Chemical treatment isn’t as easy as dumping a cup or so of acid into the water. Proper clarification and neutralization depend on the right products applied so they are most effective. Municipal drinking water and wastewater treatment plants use both sedimentation and tailored chemical treatment to clean and purify water.
A new tool for the task
Recently, a simple and effective system called the Sludge Buster was developed that provides both particle separation and chemical treatment of the wash water. (Full disclosure: I was so excited when I found this product that I now sell it.)
The Sludge Buster is small, lightweight and portable, so it doesn’t take up valuable shop space. It’s easy to move it to where you need it, so your shop work area can remain flexible. And the Sludge Buster is easy to use and easy to clean.

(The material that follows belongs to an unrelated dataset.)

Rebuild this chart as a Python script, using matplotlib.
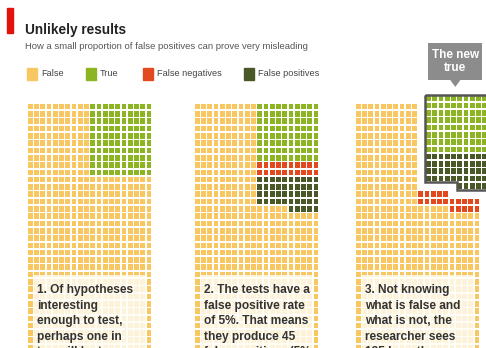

The Sludge Buster uses three stackable chambers. The top chamber separates and cleans the coarse aggregates, and the middle chamber separates and cleans sand. The bottom chamber is where a chemical treatment lowers the pH and neutralizes and captures suspended solids and dissolved contaminants so they quickly settle out into an extra-fine sludge, also known as “flocs” in the water treatment industry.
The only part that must be disposed of in a dumpster or landfill is the extra-fine sludge. The aggregates (if there are any), sand and water can be recycled. Or, the water can safely be disposed of down the drain or outdoors. The water meets EPA standards for storm-water discharge.
By rapidly separating and treating wastewater from each project, the Sludge Buster amortizes the time needed to deal with sludge. You deal with a small amount of sludge project by project, rather than a large amount of sludge built up over multiple projects. The Buster also minimizes the amount of sludge you deal with. It separates out reusable aggregate and sand, resulting in only a small volume of extra-fine sludge to dispose of. Collection barrels do not separate out aggregate and sand, so they produce much larger volumes of waste that consists of mixed aggregate, sand and extra-fine sludge as well as untreated water.
The main disadvantage of the Sludge Buster is the initial cost: $548 for the unit. Occasional filter replacements are also required. Another disadvantage is that it does not make the extra-fine sludge disappear. You still have to scoop or dump the material out and dispose of it. However, no solution makes the extra-fine sludge just disappear. The Sludge Buster allows maximum recycling and minimum waste, shop space and time.